# Feeding Cariba 12+



## VEGA (Feb 23, 2007)

Video of my tank and cariba feeding


----------



## TheWayThingsR (Jan 4, 2007)

Very impressive. My Caribe and Tern are easily over 10" and I think they look huge, I'd love to have them at 12"+


----------



## leg89 (Dec 10, 2008)

huge beasts, truly...

woah


----------



## balluupnetme (Oct 23, 2006)




----------



## primetime3wise (Sep 28, 2003)

wow, that is one of the sweetest pygo tanks i have ever seen on here, truly monsters, and your tank is very nice looking. i have some caribe about 9" the largest and yours also look huge to me.

what are the dimensions on that tank?


----------



## Domelotta (Apr 25, 2007)

What is the brown current effect near the background? It looks sick


----------



## xeloR (Jan 2, 2009)

very nice, thanks for sharing!


----------



## Soul Assassin (Nov 21, 2006)

WOW, those are huge, what size tank?


----------



## FEEFA (Nov 19, 2007)

Sweet monsters you have there, what sized tank are they in?


----------



## Ja'eh (Jan 8, 2007)

For their size they got some amazing color, sweet tank set up too!


----------



## rross2007 (Mar 27, 2010)

I would also like to know what the brown wavy effect is on the background. Also what plant is thats covering the bottom?

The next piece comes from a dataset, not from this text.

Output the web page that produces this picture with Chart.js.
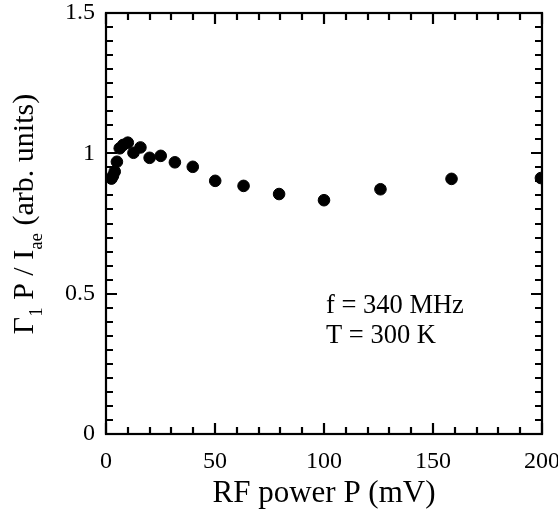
<!DOCTYPE html>
<html>
<head>
<meta charset="utf-8">
<script src="https://cdn.jsdelivr.net/npm/chart.js@4/dist/chart.umd.min.js"></script>
<style>
html,body{margin:0;padding:0;background:#fff;}
#wrap{width:558px;height:514px;}
</style>
</head>
<body>
<div id="wrap"><canvas id="c" width="558" height="514"></canvas></div>
<script>
const powerP = [2.5, 3.2, 4.0, 5.0, 6.3, 7.9, 10.0, 12.6, 15.8, 20.0, 25.1, 31.6, 39.8, 50.1, 63.1, 79.4, 100.0, 125.9, 158.5, 199.5];
const gammaRatio = [0.910, 0.920, 0.935, 0.970, 1.018, 1.030, 1.038, 1.002, 1.021, 0.984, 0.991, 0.968, 0.952, 0.902, 0.884, 0.855, 0.833, 0.872, 0.909, 0.912];
const xTicks = [0, 50, 100, 150, 200];
const yTicks = [0, 0.5, 1, 1.5];
const annotLines = ["f = 340 MHz", "T = 300 K"];

const SERIF = '"Liberation Serif", "DejaVu Serif", serif';

const framePlugin = {
  id: 'frame',
  afterDraw(chart) {
    const ctx = chart.ctx;
    const a = chart.chartArea;
    const xs = chart.scales.x, ys = chart.scales.y;
    ctx.save();
    ctx.strokeStyle = '#000';
    ctx.lineWidth = 2.2;
    ctx.strokeRect(a.left, a.top, a.right - a.left, a.bottom - a.top);
    for (let v = 0; v <= 200; v += 10) {
      const px = Math.round(xs.getPixelForValue(v));
      const len = (v % 50 === 0) ? 11 : 7;
      ctx.beginPath();
      ctx.moveTo(px, a.bottom); ctx.lineTo(px, a.bottom - len);
      ctx.moveTo(px, a.top); ctx.lineTo(px, a.top + len);
      ctx.stroke();
    }
    for (let i = 0; i <= 30; i++) {
      const v = i * 0.05;
      const py = Math.round(ys.getPixelForValue(v));
      const len = (i % 10 === 0) ? 11 : 7;
      ctx.beginPath();
      ctx.moveTo(a.left, py); ctx.lineTo(a.left + len, py);
      ctx.moveTo(a.right, py); ctx.lineTo(a.right - len, py);
      ctx.stroke();
    }
    ctx.fillStyle = '#000';
    ctx.font = '26.5px ' + SERIF;
    ctx.textAlign = 'left';
    ctx.textBaseline = 'alphabetic';
    ctx.fillText(annotLines[0], 326, 313);
    ctx.fillText(annotLines[1], 326, 343);
    ctx.translate(33, 214);
    ctx.rotate(-Math.PI / 2);
    const parts = [
      {t: 'Γ', s: 30, dy: 0},
      {t: '1', s: 19, dy: 9},
      {t: ' P / I', s: 30, dy: 0},
      {t: 'ae', s: 19, dy: 9},
      {t: ' (arb. units)', s: 30, dy: 0}
    ];
    let total = 0;
    parts.forEach(p => { ctx.font = p.s + 'px ' + SERIF; p.w = ctx.measureText(p.t).width; total += p.w; });
    let x = -total / 2;
    parts.forEach(p => {
      ctx.font = p.s + 'px ' + SERIF;
      ctx.fillText(p.t, x, p.dy);
      x += p.w;
    });
    ctx.restore();
  }
};

function zeroPad(s) { s.paddingTop = 0; s.paddingBottom = 0; s.paddingLeft = 0; s.paddingRight = 0; }

new Chart(document.getElementById('c'), {
  type: 'scatter',
  data: {
    datasets: [{
      data: powerP.map((p, i) => ({x: p, y: gammaRatio[i]})),
      backgroundColor: '#000',
      borderColor: '#000',
      pointRadius: 5.8,
      pointHoverRadius: 5.8
    }]
  },
  options: {
    responsive: false,
    animation: false,
    devicePixelRatio: 1,
    layout: {padding: {top: 13, right: 16, left: 0, bottom: 0}},
    plugins: {legend: {display: false}, tooltip: {enabled: false}},
    scales: {
      x: {
        type: 'linear', min: 0, max: 200,
        grid: {display: false, drawTicks: false},
        border: {display: false},
        afterBuildTicks: s => { s.ticks = xTicks.map(v => ({value: v})); },
        afterFit: s => { s.height = 80; zeroPad(s); },
        ticks: {color: '#000', padding: 13, maxRotation: 0, font: {family: SERIF, size: 24}},
        title: {display: true, text: 'RF power P (mV)', color: '#000', padding: {top: 0, bottom: 2}, font: {family: SERIF, size: 31}}
      },
      y: {
        type: 'linear', min: 0, max: 1.5,
        grid: {display: false, drawTicks: false},
        border: {display: false},
        afterBuildTicks: s => { s.ticks = yTicks.map(v => ({value: v})); },
        afterFit: s => { s.width = 106; zeroPad(s); },
        ticks: {color: '#000', padding: 11, font: {family: SERIF, size: 24}, callback: v => String(v)}
      }
    }
  },
  plugins: [framePlugin]
});
</script>
</body>
</html>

Magnificent fish! Love the tank!


----------



## Da' Manster! (Sep 1, 2009)

....Damn, just like I said on your picture thread....VERY EFFIN' IMPRESSIVE!!!!....those monster caribe kick ass!....They rock like a OZZY OSBOURNE concert!!...


----------



## Ibanez247 (Nov 9, 2006)

Domelotta said:


> What is the brown current effect near the background? It looks sick


First off very nice caribe! Tank set up is sweet too. That sweet stuff on the back glass looks like BBA (black brush algae)to me. I have it on the back wall of my pygo tank as well. Its a pain to get rid of. I had some grow on a piece of drift wood that I really liked. I scrubbed it all off boiled it let it dry for 5 months put it back in the tank and a month later the stuff came back. As far as it being on the back glass like the OPs tank I think it looks nice as well.


----------



## VEGA (Feb 23, 2007)

Ibanez247 said:


> What is the brown current effect near the background? It looks sick


First off very nice caribe! Tank set up is sweet too. That sweet stuff on the back glass looks like BBA (black brush algae)to me. I have it on the back wall of my pygo tank as well. Its a pain to get rid of. I had some grow on a piece of drift wood that I really liked. I scrubbed it all off boiled it let it dry for 5 months put it back in the tank and a month later the stuff came back. As far as it being on the back glass like the OPs tank I think it looks nice as well.
[/quote]

yes...algae, the tank needs to be cleaned









thanks for good comments


----------



## salvo85 (Jul 25, 2010)

very nice caribe sandro, congrats!!


----------



## Ja'eh (Jan 8, 2007)

What size were they at when you got them?


----------



## Da' Manster! (Sep 1, 2009)

Hi Vega!...I just embedded the video/link for you!


----------



## VEGA (Feb 23, 2007)

Ja said:


> What size were they at when you got them?


4' in march 2007 from SA

Thanks Salvo


----------



## Ja'eh (Jan 8, 2007)

Wow! Amazing job at raising those beautiful monsters.


----------



## Davebod89 (May 4, 2010)

Impressive dude







lovely looking Caribe you have there


----------



## lcujol (Jul 18, 2010)

Wow those are awesome hell yeah!!


----------



## Domelotta (Apr 25, 2007)

VEGA said:


> What size were they at when you got them?


4' in march 2007 from SA

Thanks Salvo








[/quote]

Wow, 3 1/2 years and 8"+ of growth. Would you mind sharing your feeding schedule and what you feed them? That is impressive.


----------